GIVEN INSTRUCTION
All the data below goes into the copy word for word, but the pictures don't.

GIVEN DATA
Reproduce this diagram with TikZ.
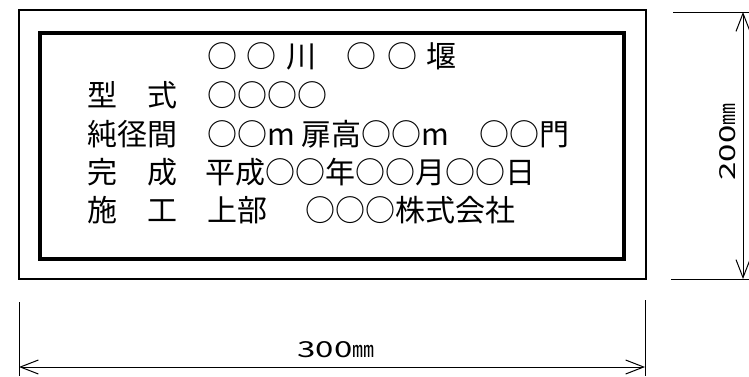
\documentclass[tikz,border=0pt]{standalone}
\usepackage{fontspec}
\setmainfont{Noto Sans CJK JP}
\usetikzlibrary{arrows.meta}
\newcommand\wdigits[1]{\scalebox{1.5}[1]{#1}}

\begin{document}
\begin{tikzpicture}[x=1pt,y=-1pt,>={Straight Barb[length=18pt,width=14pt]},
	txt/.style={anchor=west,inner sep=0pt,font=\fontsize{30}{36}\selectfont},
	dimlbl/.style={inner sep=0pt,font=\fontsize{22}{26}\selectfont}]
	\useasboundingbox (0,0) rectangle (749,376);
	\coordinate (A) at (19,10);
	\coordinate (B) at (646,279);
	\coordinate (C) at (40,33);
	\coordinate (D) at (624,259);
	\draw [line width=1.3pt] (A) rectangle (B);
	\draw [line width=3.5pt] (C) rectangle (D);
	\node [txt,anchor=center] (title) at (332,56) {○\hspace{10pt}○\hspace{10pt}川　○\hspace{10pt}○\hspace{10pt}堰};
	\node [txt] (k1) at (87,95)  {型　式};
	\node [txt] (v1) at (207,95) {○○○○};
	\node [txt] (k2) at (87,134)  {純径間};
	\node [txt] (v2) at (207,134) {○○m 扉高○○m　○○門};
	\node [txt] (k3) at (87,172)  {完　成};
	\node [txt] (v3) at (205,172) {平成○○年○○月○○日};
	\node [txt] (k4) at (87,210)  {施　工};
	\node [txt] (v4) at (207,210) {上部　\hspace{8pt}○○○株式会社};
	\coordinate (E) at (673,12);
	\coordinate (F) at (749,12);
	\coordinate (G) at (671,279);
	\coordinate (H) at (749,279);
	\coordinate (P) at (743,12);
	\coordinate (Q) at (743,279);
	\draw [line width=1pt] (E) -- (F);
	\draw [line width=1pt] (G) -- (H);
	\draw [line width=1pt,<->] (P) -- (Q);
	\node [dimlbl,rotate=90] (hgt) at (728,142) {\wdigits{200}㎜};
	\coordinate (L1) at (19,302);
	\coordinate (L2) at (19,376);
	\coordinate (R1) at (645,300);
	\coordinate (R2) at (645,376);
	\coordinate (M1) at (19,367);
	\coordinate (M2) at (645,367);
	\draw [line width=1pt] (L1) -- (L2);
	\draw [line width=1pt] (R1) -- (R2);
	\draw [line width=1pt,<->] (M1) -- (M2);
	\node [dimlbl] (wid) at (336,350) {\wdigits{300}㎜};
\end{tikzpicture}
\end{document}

EXPECTED OUTPUT
Reproduce this diagram with TikZ.
\documentclass[tikz,border=0pt]{standalone}
\usepackage{fontspec}
\setmainfont{Noto Sans CJK JP}
\usetikzlibrary{arrows.meta}
\newcommand\wdigits[1]{\scalebox{1.5}[1]{#1}}

\begin{document}
\begin{tikzpicture}[x=1pt,y=-1pt,>={Straight Barb[length=18pt,width=14pt]},
	txt/.style={anchor=west,inner sep=0pt,font=\fontsize{30}{36}\selectfont},
	dimlbl/.style={inner sep=0pt,font=\fontsize{22}{26}\selectfont}]
	\useasboundingbox (0,0) rectangle (749,376);
	\coordinate (A) at (19,10);
	\coordinate (B) at (646,279);
	\coordinate (C) at (40,33);
	\coordinate (D) at (624,259);
	\draw [line width=1.3pt] (A) rectangle (B);
	\draw [line width=3.5pt] (C) rectangle (D);
	\node [txt,anchor=center] (title) at (332,56) {○\hspace{10pt}○\hspace{10pt}川　○\hspace{10pt}○\hspace{10pt}堰};
	\node [txt] (k1) at (87,95)  {型　式};
	\node [txt] (v1) at (207,95) {○○○○};
	\node [txt] (k2) at (87,134)  {純径間};
	\node [txt] (v2) at (207,134) {○○m 扉高○○m　○○門};
	\node [txt] (k3) at (87,172)  {完　成};
	\node [txt] (v3) at (205,172) {平成○○年○○月○○日};
	\node [txt] (k4) at (87,210)  {施　工};
	\node [txt] (v4) at (207,210) {上部　\hspace{8pt}○○○株式会社};
	\coordinate (E) at (673,12);
	\coordinate (F) at (749,12);
	\coordinate (G) at (671,279);
	\coordinate (H) at (749,279);
	\coordinate (P) at (743,12);
	\coordinate (Q) at (743,279);
	\draw [line width=1pt] (E) -- (F);
	\draw [line width=1pt] (G) -- (H);
	\draw [line width=1pt,<->] (P) -- (Q);
	\node [dimlbl,rotate=90] (hgt) at (728,142) {\wdigits{200}㎜};
	\coordinate (L1) at (19,302);
	\coordinate (L2) at (19,376);
	\coordinate (R1) at (645,300);
	\coordinate (R2) at (645,376);
	\coordinate (M1) at (19,367);
	\coordinate (M2) at (645,367);
	\draw [line width=1pt] (L1) -- (L2);
	\draw [line width=1pt] (R1) -- (R2);
	\draw [line width=1pt,<->] (M1) -- (M2);
	\node [dimlbl] (wid) at (336,350) {\wdigits{300}㎜};
\end{tikzpicture}
\end{document}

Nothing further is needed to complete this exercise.